What this task involves -
Every line from the start of the records through the line with "Chart.register(...registerables);" is to be written out exactly; pictures are not.

Dataset extract -
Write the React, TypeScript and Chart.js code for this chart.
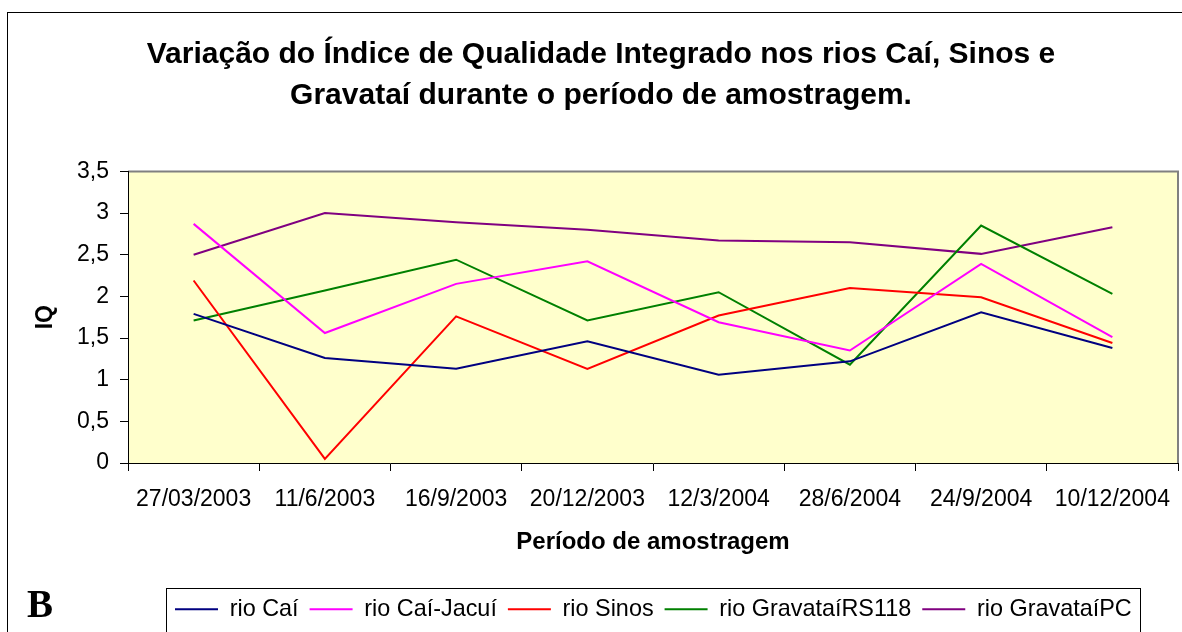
import React, { useEffect, useRef } from "react";
import { Chart, registerables } from "chart.js";

Chart.register(...registerables);

const categories = [
  "27/03/2003",
  "11/6/2003",
  "16/9/2003",
  "20/12/2003",
  "12/3/2004",
  "28/6/2004",
  "24/9/2004",
  "10/12/2004",
];

const rioCai = [1.79, 1.26, 1.13, 1.46, 1.06, 1.22, 1.81, 1.38];
const rioCaiJacui = [2.87, 1.56, 2.15, 2.42, 1.69, 1.35, 2.39, 1.51];
const rioSinos = [2.19, 0.05, 1.76, 1.13, 1.77, 2.1, 1.99, 1.44];
const rioGravataiRS118 = [1.71, 2.07, 2.44, 1.71, 2.05, 1.18, 2.85, 2.03];
const rioGravataiPC = [2.5, 3.0, 2.89, 2.8, 2.67, 2.65, 2.51, 2.83];

const seriesNames = ["rio Caí", "rio Caí-Jacuí", "rio Sinos", "rio GravataíRS118", "rio GravataíPC"];
const seriesColors = ["#000080", "#FF00FF", "#FF0000", "#008000", "#800080"];

const titleLines = [
  "Variação do Índice de Qualidade Integrado nos rios Caí, Sinos e",
  "Gravataí durante o período de amostragem.",
];
const xTitle = "Período de amostragem";
const yTitle = "IQ";
const panelLabel = "B";

const W = 1182;
const H = 632;
const PLOT_BOTTOM = 463;
const LEGEND_PAD_BOTTOM = 1;

export default function App() {
  const canvasRef = useRef<HTMLCanvasElement | null>(null);

  useEffect(() => {
    const canvas = canvasRef.current;
    if (!canvas) return;
    const FONT = "'Liberation Sans', Arial, sans-serif";
    Chart.defaults.font.family = FONT;
    Chart.defaults.color = "#000";

    const allSeries = [rioCai, rioCaiJacui, rioSinos, rioGravataiRS118, rioGravataiPC];

    const decorPlugin = {
      id: "decor",
      beforeDraw(chart: any) {
        const ctx = chart.ctx;
        const a = chart.chartArea;
        ctx.save();
        ctx.fillStyle = "#fff";
        ctx.fillRect(0, 0, W, H);
        // outer frame
        ctx.strokeStyle = "#000";
        ctx.lineWidth = 1;
        ctx.strokeRect(7.5, 12.5, 1300, 800);
        // plot background
        ctx.fillStyle = "#FFFFCC";
        ctx.fillRect(a.left, a.top, a.right - a.left, a.bottom - a.top);
        // gray border top/right
        ctx.strokeStyle = "#808080";
        ctx.lineWidth = 2;
        ctx.beginPath();
        ctx.moveTo(a.left, a.top);
        ctx.lineTo(a.right, a.top);
        ctx.lineTo(a.right, a.bottom);
        ctx.stroke();
        ctx.restore();
      },
      afterUpdate(chart: any) {
        const lg = chart.legend;
        if (lg) {
          lg.left = 164;
          lg.right = 1400;
        }
        const tb = chart.titleBlock;
        if (tb) {
          tb.left = 24;
          tb.right = 1178;
        }
      },
      afterDraw(chart: any) {
        const ctx = chart.ctx;
        const lg = chart.legend;
        ctx.save();
        if (lg && lg.lineWidths) {
          const x0 = lg.left + 2;
          const x1 = lg.left + lg.lineWidths[0] + 8;
          ctx.strokeStyle = "#000";
          ctx.lineWidth = 1;
          ctx.strokeRect(Math.round(x0) + 0.5, 588.5, Math.round(x1 - x0), 100);
        }
        ctx.fillStyle = "#000";
        ctx.font = "bold 39px 'Liberation Serif', 'Times New Roman', serif";
        ctx.textBaseline = "alphabetic";
        ctx.textAlign = "left";
        ctx.fillText(panelLabel, 27, 617);
        ctx.restore();
      },
    };

    const chart = new Chart(canvas, {
      type: "line",
      data: {
        labels: categories,
        datasets: allSeries.map((d, i) => ({
          label: seriesNames[i],
          data: d,
          borderColor: seriesColors[i],
          backgroundColor: seriesColors[i],
          borderWidth: 2,
          pointRadius: 0,
          tension: 0,
          fill: false,
        })),
      },
      options: {
        animation: false,
        responsive: false,
        events: [],
        layout: { padding: { left: 0, right: 4, top: 0, bottom: LEGEND_PAD_BOTTOM } },
        plugins: {
          tooltip: { enabled: false },
          title: {
            display: true,
            text: titleLines,
            color: "#000",
            font: { size: 30, weight: "bold", family: FONT, lineHeight: 1.373 },
            padding: { top: 34, bottom: 55 },
          },
          legend: {
            display: true,
            position: "bottom",
            align: "start",
            labels: {
              color: "#000",
              font: { size: 23.4, family: FONT },
              boxWidth: 43,
              boxHeight: 0,
              padding: 11,
            },
          },
        },
        scales: {
          x: {
            type: "category",
            offset: true,
            grid: {
              display: true,
              offset: true,
              drawOnChartArea: false,
              drawTicks: true,
              tickLength: 8,
              color: "#000",
            },
            border: { display: true, color: "#000", width: 1 },
            ticks: {
              autoSkip: false,
              maxRotation: 0,
              minRotation: 0,
              padding: 15,
              color: "#000",
              font: { size: 23, family: FONT },
            },
            title: {
              display: true,
              text: xTitle,
              color: "#000",
              font: { size: 24, weight: "bold", family: FONT },
              padding: { top: 0, bottom: 30 },
            },
            afterFit(s: any) {
              const lh = s.chart.legend ? s.chart.legend.height : 44;
              s.height = H - LEGEND_PAD_BOTTOM - lh - PLOT_BOTTOM;
              s.paddingLeft = 0;
              s.paddingRight = 0;
            },
          },
          y: {
            min: 0,
            max: 3.5,
            ticks: {
              stepSize: 0.5,
              padding: 11,
              color: "#000",
              font: { size: 23, family: FONT },
              callback: (v: any) => String(Number(v)).replace(".", ","),
            },
            grid: {
              display: true,
              drawOnChartArea: false,
              drawTicks: true,
              tickLength: 8,
              color: "#000",
            },
            border: { display: true, color: "#000", width: 1 },
            title: {
              display: true,
              text: yTitle,
              color: "#000",
              font: { size: 23, weight: "bold", family: FONT },
              padding: { top: 32, bottom: 0 },
            },
            afterFit(s: any) {
              s.width = 128;
            },
          },
        },
      },
      plugins: [decorPlugin],
    } as any);

    return () => {
      chart.destroy();
    };
  }, []);

  return (
    <div
      style={{
        position: "fixed",
        left: 0,
        top: 0,
        width: W,
        height: H,
        overflow: "hidden",
        background: "#fff",
      }}
    >
      <canvas ref={canvasRef} width={W} height={H} style={{ display: "block", width: W, height: H }} />
    </div>
  );
}
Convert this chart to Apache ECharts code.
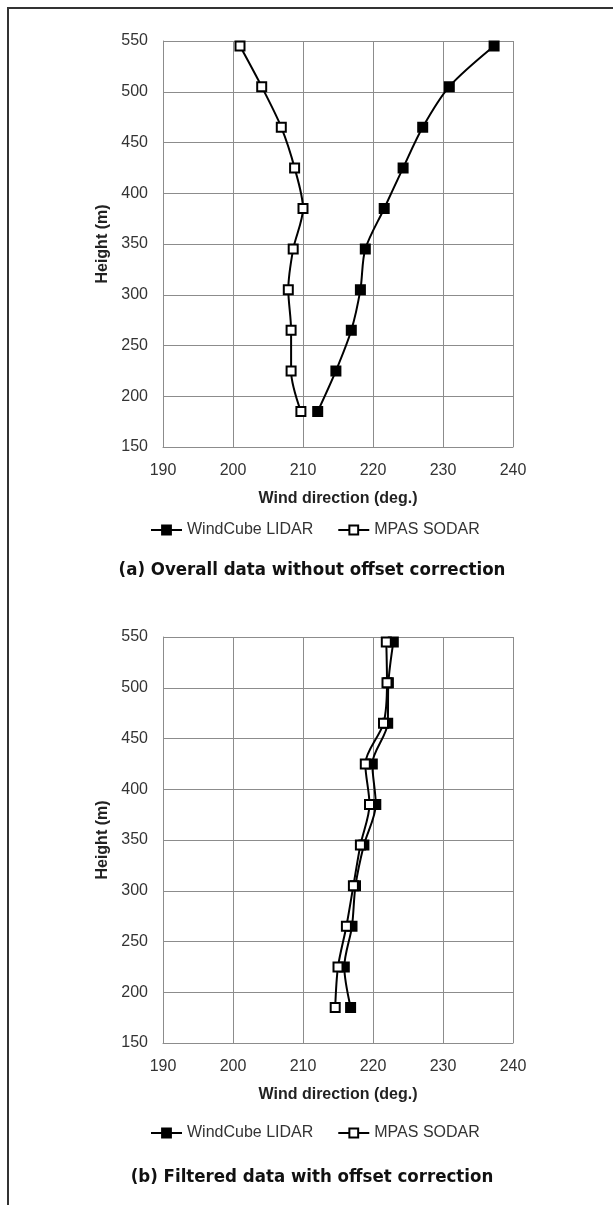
<!DOCTYPE html>
<html>
<head>
<meta charset="utf-8">
<title>Wind direction profiles</title>
<script src="https://cdn.jsdelivr.net/npm/echarts@6/dist/echarts.min.js"></script>
<style>
  html, body { margin: 0; padding: 0; background: #fff; }
  #main { width: 613px; height: 1205px; }
</style>
</head>
<body>
<div id="main"></div>
<script>
// heights (m) of each measurement level
var heights = [185, 225, 265, 305, 345, 385, 425, 465, 505, 545];
// (a) overall data, no offset correction
var lidarA = [212.1, 214.7, 216.9, 218.2, 218.9, 221.6, 224.3, 227.1, 230.9, 237.3];
var sodarA = [209.7, 208.3, 208.3, 207.9, 208.6, 210.0, 208.8, 206.9, 204.1, 201.0];
// (b) filtered data, offset corrected
var lidarB = [216.8, 215.9, 217.0, 217.5, 218.7, 220.4, 219.9, 222.1, 222.2, 222.9];
var sodarB = [214.6, 215.0, 216.2, 217.2, 218.2, 219.5, 218.9, 221.5, 222.0, 221.9];

var seriesNames = ['WindCube LIDAR', 'MPAS SODAR'];
var captions = ['(a) Overall data without offset correction', '(b) Filtered data with offset correction'];

// layout of the two panels
var gridTops = [41, 637];
var plotH = 406;
var legendTops = [517, 1120];
var captionTops = [561, 1168];

function pairs(xs) {
  var out = [];
  for (var i = 0; i < xs.length; i++) {
    out.push([xs[i], heights[i]]);
  }
  return out;
}

function makeSeries(name, xs, idx, filled) {
  return {
    name: name,
    type: 'line',
    xAxisIndex: idx,
    yAxisIndex: idx,
    data: pairs(xs),
    smooth: 0.3,
    symbol: 'rect',
    symbolSize: 9,
    lineStyle: { color: '#000', width: 2 },
    itemStyle: {
      color: filled ? '#000' : '#fff',
      borderColor: '#000',
      borderWidth: 2
    },
    z: filled ? 2 : 3
  };
}

var chart = echarts.init(document.getElementById('main'));

var grids = [], xAxes = [], yAxes = [], legends = [], series = [], graphics = [];
var sets = [[lidarA, sodarA], [lidarB, sodarB]];

for (var k = 0; k < 2; k++) {
  grids.push({ left: 163, top: gridTops[k], width: 350, height: plotH });
  xAxes.push({
    gridIndex: k,
    type: 'value',
    min: 190,
    max: 240,
    interval: 10,
    name: 'Wind direction (deg.)',
    nameLocation: 'middle',
    nameGap: 44,
    nameTextStyle: { fontFamily: 'Liberation Sans', fontWeight: 'bold', fontSize: 16, color: '#222' },
    axisLine: { show: true, lineStyle: { color: '#8c8c8c', width: 1 } },
    axisTick: { show: false },
    axisLabel: { margin: 16, fontFamily: 'Liberation Sans', fontSize: 16, color: '#333' },
    splitLine: { show: true, lineStyle: { color: '#8c8c8c', width: 1 } }
  });
  yAxes.push({
    gridIndex: k,
    type: 'value',
    min: 150,
    max: 550,
    interval: 50,
    name: 'Height (m)',
    nameLocation: 'middle',
    nameGap: 45,
    nameTextStyle: { fontFamily: 'Liberation Sans', fontWeight: 'bold', fontSize: 16, color: '#222' },
    axisLine: { show: true, lineStyle: { color: '#8c8c8c', width: 1 } },
    axisTick: { show: false },
    axisLabel: { margin: 15, fontFamily: 'Liberation Sans', fontSize: 16, color: '#333' },
    splitLine: { show: true, lineStyle: { color: '#8c8c8c', width: 1 } }
  });
  series.push(makeSeries(seriesNames[0], sets[k][0], k, true));
  series.push(makeSeries(seriesNames[1], sets[k][1], k, false));
  legends.push({
    left: 145,
    top: legendTops[k],
    itemWidth: 31,
    itemHeight: 11,
    itemGap: 24,
    data: seriesNames,
    textStyle: { fontFamily: 'Liberation Sans', fontSize: 16, color: '#333' },
    selectedMode: false
  });
  graphics.push({
    type: 'text',
    x: 312,
    y: captionTops[k],
    style: {
      text: captions[k],
      align: 'center',
      verticalAlign: 'top',
      font: 'bold 18.5px "DejaVu Sans Condensed", "DejaVu Sans", sans-serif',
      fill: '#111'
    }
  });
}

// outer frame: top and left edges only
graphics.push({
  type: 'polyline',
  shape: { points: [[8, 1205], [8, 8], [613, 8]] },
  style: { stroke: '#333', lineWidth: 2, fill: null },
  silent: true
});

chart.setOption({
  animation: false,
  backgroundColor: '#fff',
  grid: grids,
  xAxis: xAxes,
  yAxis: yAxes,
  legend: legends,
  series: series,
  graphic: graphics
});
</script>
</body>
</html>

Exercise result -
Write the React, TypeScript and Chart.js code for this chart.
import React, { useEffect, useRef } from "react";
import { Chart, registerables } from "chart.js";

Chart.register(...registerables);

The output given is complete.